Wie einträglich das Geschäft gewesen sein muss, rechnet ein Ermittler vor: Je nach Größe des Tanklastzuges lässt sich mit Diesel, der als steuerbefreites Schmieröl ausgewiesen ist, zwischen 20 000 und 30 000 Euro Extragewinn erzielen. Als das Geschäft der Gauner auf Hochtouren lief, müssen täglich mehr als zehn Lieferungen die Anlage in Burg verlassen haben, schätzen Angestellte benachbarter Unternehmen.

Seit August 2011 soll die in Berlin ansässige Firma Galbaoil den Hut in Burg aufgehabt haben. Das Betriebsgelände hatte das Unternehmen an den Mineralölhandel B&O verpachtet – für 61 000 Euro Monatsmiete. Das geht aus den Unterlagen der Staatsanwaltschaft hervor. Die neuen Besitzer lieferten nicht nur nach Osteuropa, auch Kunden auf Zypern und in Italien sollen auf der Abnehmerliste gestanden haben.

Die Geschäfte mit den Südeuropäern soll vor allem ein Italiener aus Burg angekurbelt haben. Spätestens ab Dezember 2013 habe der Pizzabäcker Giuseppe T. dabei geholfen, Kontakte zu neuen Kunden in Italien aufzubauen. T. soll auch Waren bestellt, Preise verhandelt und Bargeld sowie Frachtbriefe von Italien nach Burg gebracht haben. „Der Angeschuldigte T. war maßgeblich am Absatz der hergestellten Produkte beteiligt“, heißt es in der Anklageschrift. Giuseppe T. kann das alles nicht verstehen. Während eines Telefonats mit der Volksstimme spricht er von seriösen Geschäften, an denen er beteiligt gewesen ist. Wenig später beendet er das Gespräch.

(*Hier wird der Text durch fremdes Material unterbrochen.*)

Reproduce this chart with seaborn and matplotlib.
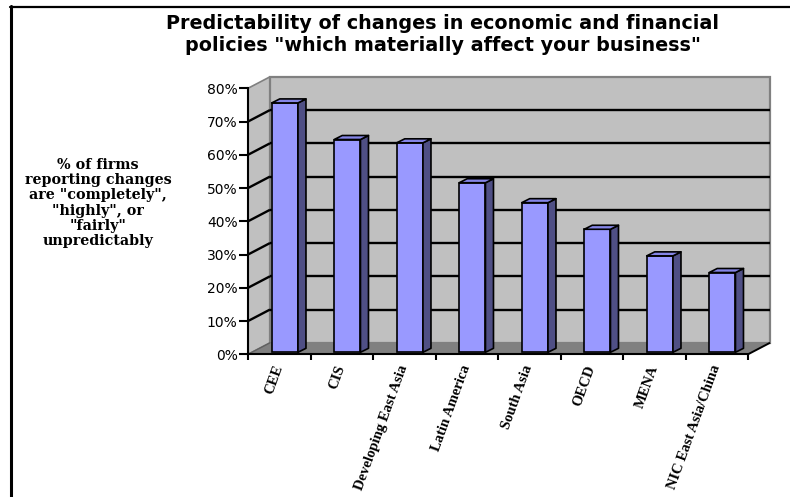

Die Dieselbetrüger von Burg nehmen am Landgericht in Magdeburg derzeit erneut auf der Anklagebank Platz. Bis zum Sommer sind bereits Dutzende Verhandlungstermine angesetzt. Doch wann die Richter urteilen können, ist nicht abzusehen. Denn die Arbeit des Gerichts ist aufwendig. „Die Ermittler müssen jede Lieferung durch einen Zeugen nachweisen lassen“, sagt der Sprecher des Landgerichts Magdeburg, Christian Löffler. Den Angeklagten drohen Haftstrafen zwischen sechs Monaten und zehn Jahren.